Grandmother that I am, I must admit I was for a moment tempted to fly to them when their dad flies here for the surgery.  We all know grandmothers, at least certain grandmothers, can provide the warmth of their mother easily.  My little girls and I have that connection, that bond, that love.  I would be bringing some of the sun with me were I to fly around the globe to be with them.  It was a fleeting thought.  I know my daughter needs me here, but I confess I actually did consider it.

Dread of their leaving has already crept into my heart and taken its place right next to the dread of their mother’s surgery.

Meanwhile, cancer sits in the breast of my younger daughter.  Cancer sits in the breast of the baby I carried and the woman I love.  Cancer sits in the breast of my grandchildren’s mother, who means so much to them, who is the warmth in their world half a globe away from us.  I will take care of her for all of us, and they will once again feel the sun on their faces and in their hearts.  One day.

Again I type while the rest of my house sleeps, nudged awake early even though it was very late when my head met my pillow last night.  I would like to believe it is God nudging me.  I want to think He is nudging me awake to remind me that He has all this (as I know somewhere, somewhere in my conscious mind), and that I can let it go.  He’ll take care of it.  Let go and let God.  How many times have I said those words?  How many times have I meant them for myself or said them to friends?  Oh, how I need to say them and mean them now.  Oh, how hard it is for someone like me to fully let go.
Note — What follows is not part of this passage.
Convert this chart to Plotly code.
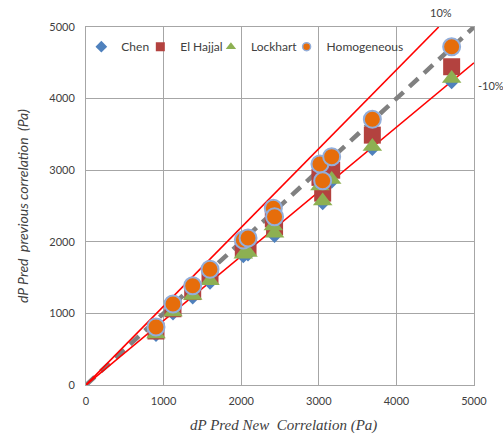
import plotly.graph_objects as go

# x values: dP predicted by new correlation (Pa)
x_new = [902, 1121, 1375, 1598, 2027, 2088, 2414, 2430, 3015, 3050, 3166, 3690, 4712]

# y values: dP predicted by previous correlations (Pa)
chen = [690, 990, 1215, 1420, 1790, 1815, 2175, 2075, 2740, 2530, 2830, 3290, 4220]
el_hajjal = [754, 1065, 1305, 1520, 1905, 1930, 2320, 2210, 2900, 2680, 3000, 3490, 4445]
lockhart = [712, 1020, 1250, 1455, 1825, 1850, 2220, 2120, 2780, 2570, 2870, 3330, 4280]
homogeneous = [810, 1131, 1387, 1616, 2025, 2053, 2468, 2350, 3087, 2853, 3189, 3711, 4725]

# reference lines
unity_x = [0, 5000]
unity_y = [0, 5000]
plus10_x = [0, 4545]
plus10_y = [0, 5000]
minus10_x = [0, 5000]
minus10_y = [0, 4500]

tick_vals = [0, 1000, 2000, 3000, 4000, 5000]

C_BLUE = "#4F81BD"
C_RED = "#B3423F"
C_GREEN = "#8DB052"
C_ORANGE = "#E66D0B"
C_EDGE = "#93AEDA"

fig = go.Figure()

fig.add_trace(go.Scatter(x=unity_x, y=unity_y, mode="lines", showlegend=False,
                         line=dict(color="#808080", width=4.5, dash="12px,8px")))
fig.add_trace(go.Scatter(x=plus10_x, y=plus10_y, mode="lines", showlegend=False,
                         line=dict(color="#FF0000", width=1.6)))
fig.add_trace(go.Scatter(x=minus10_x, y=minus10_y, mode="lines", showlegend=False,
                         line=dict(color="#FF0000", width=1.6)))

fig.add_trace(go.Scatter(x=x_new, y=chen, mode="markers", showlegend=False,
                         marker=dict(symbol="diamond", size=10, color=C_BLUE)))
fig.add_trace(go.Scatter(x=x_new, y=el_hajjal, mode="markers", showlegend=False,
                         marker=dict(symbol="square", size=17, color=C_RED)))
fig.add_trace(go.Scatter(x=x_new, y=lockhart, mode="markers", showlegend=False,
                         marker=dict(symbol="triangle-up", size=17, color=C_GREEN)))
fig.add_trace(go.Scatter(x=x_new, y=homogeneous, mode="markers", showlegend=False,
                         marker=dict(symbol="circle", size=17, color=C_ORANGE,
                                     line=dict(color=C_EDGE, width=2))))

# legend entries (small symbols as in the original legend), one legend each
legend_entries = [
    ("Chen", dict(symbol="diamond", size=9, color=C_BLUE), "legend"),
    ("El Hajjal", dict(symbol="square", size=9, color=C_RED), "legend2"),
    ("Lockhart", dict(symbol="triangle-up", size=9, color=C_GREEN), "legend3"),
    ("Homogeneous", dict(symbol="circle", size=8, color=C_ORANGE,
                         line=dict(color=C_EDGE, width=1.5)), "legend4"),
]
for name, mk, lg in legend_entries:
    fig.add_trace(go.Scatter(x=[None], y=[None], mode="markers", name=name,
                             marker=mk, legend=lg))

axis_common = dict(range=[0, 5000], tickvals=tick_vals, showgrid=True,
                   gridcolor="#A6A6A6", gridwidth=1, showline=True, linecolor="#A6A6A6",
                   linewidth=1, mirror=True, zeroline=False, ticks="",
                   tickfont=dict(family="Lato", size=11, color="#404040"))

def leg(xpos):
    return dict(orientation="h", x=xpos, y=0.945, xanchor="left", yanchor="middle",
                bgcolor="rgba(0,0,0,0)", font=dict(family="Lato", size=12, color="#404040"),
                itemwidth=30)

fig.update_layout(
    width=503, height=439,
    margin=dict(l=86, r=29, t=27, b=54),
    paper_bgcolor="white", plot_bgcolor="white",
    xaxis=dict(**axis_common, ticklabelstandoff=6),
    yaxis=dict(**axis_common, ticklabelstandoff=8),
    showlegend=True,
    legend=leg(-0.012),
    legend2=leg(0.140),
    legend3=leg(0.322),
    legend4=leg(0.517),
    annotations=[
        dict(text="<i>dP Pred New  Correlation (Pa)</i>", xref="paper", yref="paper",
             x=0.51, y=-0.112, xanchor="center", yanchor="middle", showarrow=False,
             font=dict(family="Liberation Serif", size=15, color="#404040")),
        dict(text="<i>dP Pred  previous correlation  (Pa)</i>", xref="paper", yref="paper",
             x=-0.165, y=0.5, xanchor="center", yanchor="middle", showarrow=False, textangle=-90,
             font=dict(family="Lato", size=14, color="#404040")),
        dict(text="10%", xref="paper", yref="paper", x=0.915, y=1.04,
             xanchor="center", yanchor="middle", showarrow=False,
             font=dict(family="Lato", size=11, color="#404040")),
        dict(text="-10%", xref="paper", yref="paper", x=1.005, y=0.837,
             xanchor="left", yanchor="middle", showarrow=False,
             font=dict(family="Lato", size=11, color="#404040")),
    ],
)

fig.write_html("out.html")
Time to do my morning readings, my daily meditations, and to pray for serenity more powerfully than I have since my mother’s illness and death, or since my grandson left for Basic Training, but those stories are both for other posts.

Maybe even more importantly, it is time to remind myself that eucharisteo precedes the miracle.  Time to give thanks for all we’ve been given, for all the times God has pulled us through other trials.